Под этим углом зрения жизнь есть ориентация, ориентация в радикальной временности, и в нашей ориентации, какой сложной она и ни была бы, мы, как правило, действуем уверенно. Мы господствуем" над ней, хотя не можем сказать, кто там господствует над чем. Ведь в ориентации нет никаких твердых точек опоры. Каждая точка опоры может быть поставлена в диспозиции с другими. Например, мне сказали, университетская библиотека находится на этой улице. Вот она эта улица — а библиотеки нет. Может быть, я что-то напутал? Или мне дали не правильное указание? Или библиотека переехала на другое место? Нахожусь ли вообще в нужном городе? Или может быть я вообще сегодня не в себе? В ориентации идентификация всегда остается открытой для новых точек опоры. В ориентировании нам ни к чему, что бы все соответствовало (подходит к) всему — это вообще редко случается, — хорошо, что хоть как-то подходит. И тогда мы [67] пробуем и смотрим дальше. Значит, в ориентации мы опять встречаем структуру ризомы, которую мы уже заметили в флуктуации. Уже достаточно, если некоторые точки опоры подходят, и, исходя из них, другие могут становиться важными. Важно только то, что течение не прекращается, что нечто всегда приводит к чему-нибудь другому, чем это не было. Тогда можно идти дальше, действовать дальше, жить дальше.

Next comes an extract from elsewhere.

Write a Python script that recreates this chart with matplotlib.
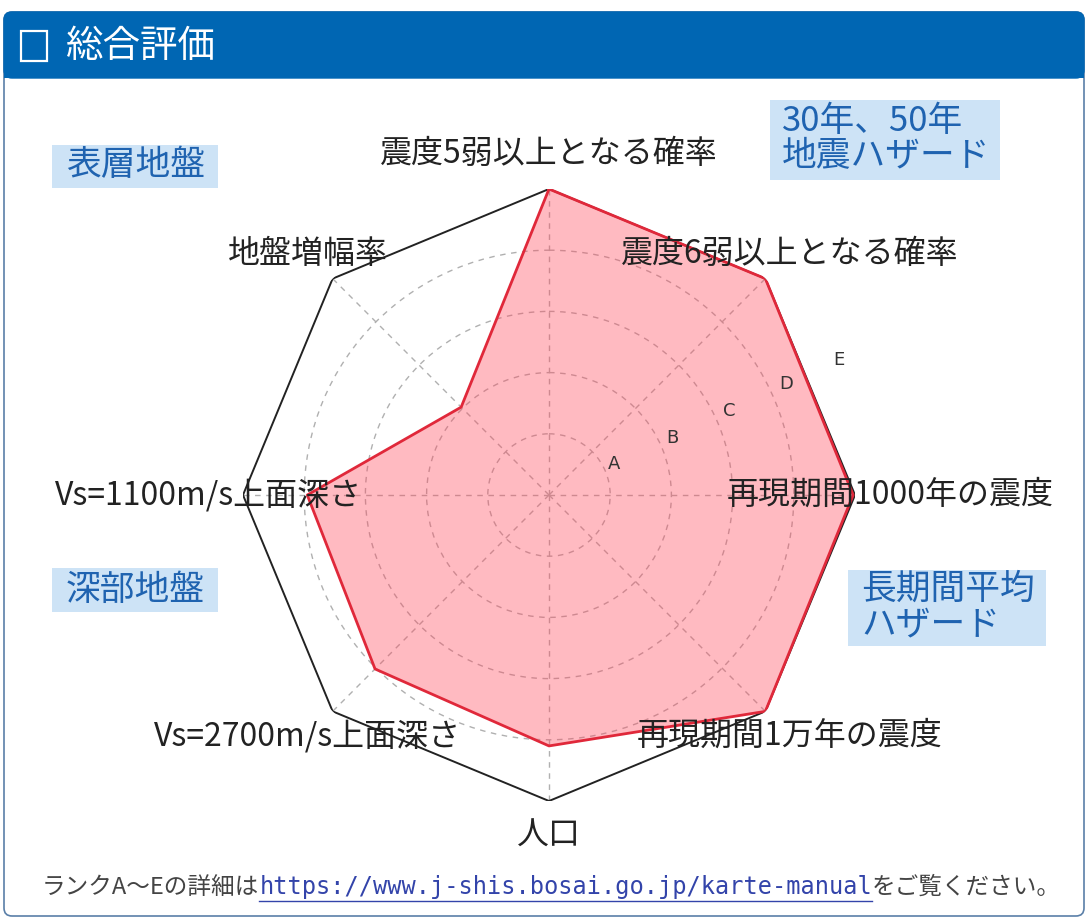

12. Для мышления, как мы привыкли его мыслить, жизнь есть граница мышления. Она делает мышление парадоксальным и блокирует его. Если вследствие этого мышление мыслит себя как вневременное, то оно исключает само себя из жизни и ее временности или уходит в качестве трансцендентального субъекта к ее границе. Но в обыденном ориентировании мышление, как правило, не имеет трудностей с жизнью и временем. Ведь здесь оно оперирует (действует) постоянно на этой границе. Оно делает определения, различения и ставит их в диспозицию, если новые точки опоры и новые значимости этого требуют. В повседневном ориентировании мышление снимает парадоксальность парадоксов жизни и времени, давая определения только на определенное время. Таким образом, жизнь есть одна из границ мышления. Но она уже не та граница, на которой мышление останавливается, а граница, которая постоянно поддерживает мышление в жизни.